Ainsi, lorsqu’en 1947 la municipalité de Saint-Damase, située en amont de Saint-Hyacinthe, prévoit mettre en place un réseau d’égout se déversant dans la ­Yamaska, on saisit mieux les raisons qui motivent le conseil municipal maskoutain d’adopter la résolution suivante : « […] que ce conseil proteste auprès des autorités compétentes contre ce projet qui est de ­nature à polluer les eaux de l’Yamaska, source d’approvisionnement de l’aqueduc de la ville […] ».

La réponse de l’ingénieur en chef du ­ministère de la Santé du Québec, Théo. J. Lafrenière, vient cependant soulager les inquiétudes du conseil en spécifiant dans une lettre adressée aux autorités ­maskoutaines qu’il n’y a pas lieu d’exiger le traitement des eaux usées visant à protéger la prise d’eau maskoutaine : « L’installation de la Cité [de Saint-Hyacinthe] pour la ­purification de ces eaux d’alimentation est suffisante pour obvier à la légère augmentation de la pollution des eaux de la rivière Yamaska qu’apportera la réalisation du projet de Saint-Damase ». L’ingénieur se permet même de lancer une flèche à ­l’endroit des autorités maskoutaines en leur reprochant de créer : « […] un problème de la même espèce, mais beaucoup plus grave, si l’on considère la prise d’eau de Massueville dans la même rivière en aval de Saint-Hyacinthe ».
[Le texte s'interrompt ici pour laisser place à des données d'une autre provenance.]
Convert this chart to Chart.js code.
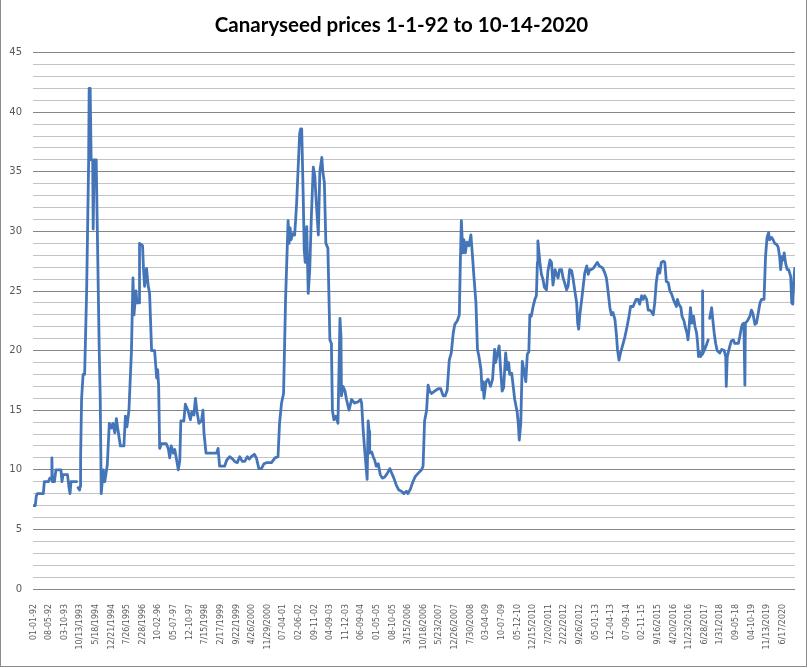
<!DOCTYPE html>
<html>
<head>
<meta charset="utf-8">
<title>Canaryseed prices</title>
<script src="https://cdn.jsdelivr.net/npm/chart.js@4.4.1/dist/chart.umd.min.js"></script>
<style>
  html, body { margin: 0; padding: 0; background: #fff; }
  #wrap { position: relative; width: 810px; height: 668px; overflow: hidden; }
  #frame { position: absolute; left: 0; top: -2px; width: 807px; height: 669px; border: 1px solid #8c8c8c; box-sizing: border-box; pointer-events: none; }
  canvas { position: absolute; left: 0; top: 0; }
</style>
</head>
<body>
<div id="wrap">
  <canvas id="chart" width="810" height="668"></canvas>
  <div id="frame"></div>
</div>
<script>
// one category label every 31 weekly rows
const tickEvery = 31;
const tickLabels = ['01-01-92','08-05-92','03-10-93','10/13/1993','5/18/1994','12/21/1994','7/26/1995','2/28/1996',
  '10-02-96','05-07-97','12-10-97','7/15/1998','2/17/1999','9/22/1999','4/26/2000','11/29/2000','07-04-01',
  '02-06-02','09-11-02','04-09-03','11-12-03','06-09-04','01-05-05','08-10-05','3/15/2006','10/18/2006',
  '5/23/2007','12/26/2007','7/30/2008','03-04-09','10-07-09','05-12-10','12/15/2010','7/20/2011','2/22/2012',
  '9/26/2012','05-01-13','12-04-13','07-09-14','02-11-15','9/16/2015','4/20/2016','11/23/2016','6/28/2017',
  '1/31/2018','09-05-18','04-10-19','11/13/2019','6/17/2020'];

// week number (row) since 1-1-92 and price read at that row
const weeks = [0,4,6,8,20,22,30,33,36,37,38,42,45,55,57,59,68,71,73,75,86,87,89,92,93,94,96,99,102,106,110,111,113,
  115,118,119,121,125,131,133,135,139,142,147,151,155,158,162,165,168,173,180,183,186,190,195,198,200,204,206,210,
  211,217,219,221,225,228,231,235,241,245,247,249,251,255,264,268,271,274,278,281,284,288,291,293,299,302,307,312,
  315,319,322,325,329,334,337,339,343,364,367,370,380,384,390,396,400,405,410,415,420,425,429,433,439,443,448,453,
  458,463,473,480,486,489,493,497,501,506,508,510,512,515,519,521,523,525,529,531,533,536,538,540,543,546,549,552,
  556,559,562,566,569,573,575,578,581,585,589,592,594,597,601,605,609,611,612,615,619,622,627,632,638,645,650,652,
  655,658,663,665,667,668,672,675,678,681,685,689,693,698,703,708,711,716,721,726,731,736,741,744,749,753,758,764,
  771,774,777,781,784,787,791,797,804,809,814,818,822,826,830,834,837,842,846,848,850,853,855,858,861,865,869,872,
  875,879,882,885,889,891,893,895,899,903,908,912,916,918,922,925,928,931,934,938,941,944,946,950,953,956,961,963,
  965,968,971,974,978,981,984,986,989,992,996,999,1001,1002,1006,1009,1012,1015,1019,1022,1026,1029,1032,1036,1039,
  1042,1045,1049,1052,1055,1059,1062,1065,1069,1072,1075,1079,1081,1083,1085,1089,1092,1095,1099,1102,1105,1108,
  1112,1115,1120,1124,1128,1131,1135,1138,1141,1145,1148,1151,1155,1158,1160,1163,1166,1170,1175,1179,1183,1186,
  1191,1194,1197,1201,1204,1208,1211,1214,1218,1221,1224,1227,1231,1234,1237,1241,1244,1247,1251,1254,1257,1261,
  1264,1267,1271,1274,1277,1279,1282,1286,1288,1292,1295,1298,1300,1302,1305,1308,1311,1314,1317,1319,1321,1323,
  1325,1328,1329,1330,1333,1336,1340,1341,1343,1347,1349,1352,1355,1358,1363,1367,1372,1375,1376,1378,1382,1386,
  1390,1393,1400,1403,1406,1408,1411,1413,1414,1418,1423,1426,1429,1433,1436,1439,1443,1446,1451,1454,1457,1460,
  1462,1466,1469,1472,1476,1479,1482,1484,1487,1489,1491,1494,1497,1500,1504,1506,1508,1510,1512];
const prices = [7.0,7.0,7.8,8.0,8.0,9.0,9.0,9.3,9.2,11.0,9.0,9.0,10.0,10.0,9.0,9.6,9.6,8.5,8.0,9.0,9.0,null,8.5,8.3,8.6,
  11.0,16.0,18.0,18.0,25.0,36.0,42.0,42.0,36.0,36.0,30.2,36.0,36.0,20.0,16.0,8.0,10.0,9.0,10.4,13.9,13.5,13.9,13.1,
  14.3,13.4,12.0,12.0,14.5,13.6,15.0,20.0,26.1,23.0,25.0,24.0,24.0,29.0,28.8,26.8,25.4,26.9,25.5,24.8,20.0,20.0,17.7,
  18.4,17.0,11.8,12.2,12.2,11.8,11.0,12.0,11.4,11.7,11.0,10.0,10.8,14.1,14.1,15.5,15.0,14.2,14.9,14.6,16.0,14.9,13.9,
  14.1,15.0,13.1,11.4,11.4,11.8,10.3,10.3,10.8,11.1,10.9,10.7,10.6,11.1,10.7,10.7,11.1,10.9,11.1,11.3,11.0,10.1,10.1,
  10.5,10.6,10.6,11.0,11.1,13.9,15.6,16.4,24.3,30.9,29.0,30.3,29.3,29.8,29.7,31.0,32.4,34.4,38.2,38.6,38.6,33.0,28.5,
  27.4,30.4,24.8,26.8,31.0,35.4,34.7,32.4,29.7,35.0,36.2,35.0,34.1,29.0,28.6,20.9,20.6,15.0,14.2,14.5,13.9,22.7,21.2,
  16.2,17.0,16.6,15.9,15.0,15.9,15.6,15.7,15.9,15.6,13.4,11.7,9.2,14.1,13.2,11.4,11.5,11.1,10.8,10.3,10.5,9.6,9.3,
  9.4,9.7,10.1,9.8,9.3,8.7,8.3,8.2,8.0,8.2,8.0,8.4,8.9,9.4,9.7,10.0,10.3,14.1,15.0,17.1,16.6,16.4,16.6,16.8,16.8,
  16.2,16.2,16.7,19.2,19.8,21.5,22.2,22.5,23.0,27.4,30.9,28.2,29.3,28.2,29.1,28.8,29.7,28.0,26.2,24.0,20.1,19.5,
  18.4,16.7,17.4,16.0,17.4,17.6,17.0,17.6,20.1,19.0,19.8,20.4,18.4,16.6,16.9,19.8,18.4,19.0,18.0,18.1,17.0,15.9,
  14.8,13.9,12.5,13.9,19.1,18.4,17.4,19.7,19.9,23.0,22.9,23.6,24.3,24.6,27.4,29.2,27.4,26.4,26.0,25.3,25.1,26.7,
  27.6,27.4,25.5,26.8,26.4,26.1,26.8,26.8,26.1,25.7,25.1,25.4,26.8,26.7,26.0,25.1,24.0,22.3,21.8,22.9,24.3,25.4,
  26.5,27.1,26.4,26.8,26.8,26.9,27.1,27.4,27.1,27.0,26.9,26.5,26.1,25.1,23.6,23.0,23.2,22.6,21.3,20.1,19.2,19.8,
  20.4,21.2,22.0,22.9,23.7,23.7,24.0,24.3,24.3,23.9,24.6,24.3,24.6,24.3,23.4,23.4,23.3,23.0,24.0,25.7,26.9,26.5,
  27.4,27.5,27.4,25.8,25.7,25.0,24.8,24.3,24.0,23.7,24.3,23.9,23.6,22.9,22.5,21.9,21.5,20.9,21.8,23.6,22.3,22.9,
  22.0,21.5,20.7,19.5,19.9,19.5,19.7,25.0,19.8,20.1,20.4,20.9,null,22.7,23.6,22.7,21.5,20.6,20.0,19.8,20.1,20.0,
  19.5,17.0,19.5,20.2,20.8,20.9,20.6,20.6,21.2,21.9,22.2,22.3,17.1,22.3,22.5,22.9,23.4,23.1,22.2,22.3,23.0,24.0,
  24.3,24.3,27.9,29.5,29.9,29.3,29.5,29.3,29.0,28.9,28.7,27.9,26.8,27.9,27.6,28.2,27.3,26.8,26.8,26.2,24.0,23.9,
  25.7,26.9];

const ctx = document.getElementById('chart').getContext('2d');
const chart = new Chart(ctx, {
  type: 'line',
  data: {
    datasets: [{
      label: 'Canaryseed',
      data: weeks.map((w, k) => ({ x: w, y: prices[k] })),
      borderColor: '#4575b9',
      borderWidth: 2.8,
      pointRadius: 0,
      tension: 0,
      borderJoinStyle: 'round',
      borderCapStyle: 'round',
      spanGaps: false
    }]
  },
  options: {
    responsive: false,
    animation: false,
    layout: { padding: { left: 8, right: 15, top: 0, bottom: 0 } },
    plugins: {
      legend: { display: false },
      tooltip: { enabled: false },
      title: {
        display: true,
        text: 'Canaryseed prices 1-1-92 to 10-14-2020',
        color: '#000',
        font: { family: 'Lato', size: 20.5, weight: 'bold', lineHeight: 1.2 },
        padding: { top: 13, bottom: 15 }
      }
    },
    scales: {
      x: {
        type: 'linear',
        min: -0.5,
        max: 1512.5,
        grid: { display: false },
        border: { display: false },
        afterBuildTicks: s => { s.ticks = tickLabels.map((t, k) => ({ value: k * tickEvery })); },
        afterFit: s => { s.height = 79; },
        ticks: {
          autoSkip: false,
          minRotation: 90,
          maxRotation: 90,
          padding: 7,
          color: '#595959',
          font: { family: "'DejaVu Sans Condensed', 'DejaVu Sans'", size: 8.8 },
          callback: v => tickLabels[Math.round(v / tickEvery)]
        }
      },
      y: {
        min: 0,
        max: 45,
        afterFit: s => { s.width = 25; },
        border: { display: false },
        grid: {
          drawTicks: false,
          lineWidth: 1,
          color: c => (c.tick && c.tick.value % 5 === 0) ? '#868686' : '#c4c4c4'
        },
        ticks: {
          stepSize: 1,
          autoSkip: false,
          padding: 11,
          color: '#595959',
          font: { family: "'DejaVu Sans'", size: 10 },
          callback: v => v % 5 === 0 ? v : ''
        }
      }
    }
  }
});
</script>
</body>
</html>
Les menaces de pollution en amont de Saint-Hyacinthe se présentent sous une autre forme en 1950 lorsqu’une fissure dans l’oléoduc Portland-Montréal laisse s’échapper l’équivalent de 45 000 barils d’huile dans un champ entre Sainte-­Brigide et Saint-Césaire de Rouville. La mare d’huile emprunte alors graduellement les pentes et se dirige vers la rivière Yamaska : « Aidés de nombreux citoyens de la région, les pompiers de Saint-Césaire se mirent en frais d’endiguer l’huile n’ayant pour objet que de l’empêcher d’atteindre la rivière, ce qui eût amené un désastre dont on ne s’imagine pas les conséquences, dans les diverses municipalités qui s’y ­alimentent d’eau en aval de Saint-Césaire ». Finalement, afin d’empêcher l’huile ­d’atteindre la rivière, les autorités en place décident de brûler l’huile non récupérée par les camions-citernes de la compagnie.

Quelques années plus tard, le même ­problème survient dans le voisinage de Saint-Césaire de Rouville. L’équivalent de 25 000 barils d’huile, provenant du même oléoduc, se déverse dans un champ, pour éventuellement atteindre la rivière Sainte-Brigide, un affluent de la Yamaska. Les autorités improvisent alors deux barrages pour faciliter la récupération de l’huile par des camions-citernes et brûlent ensuite ce qui n’est pas récupérable.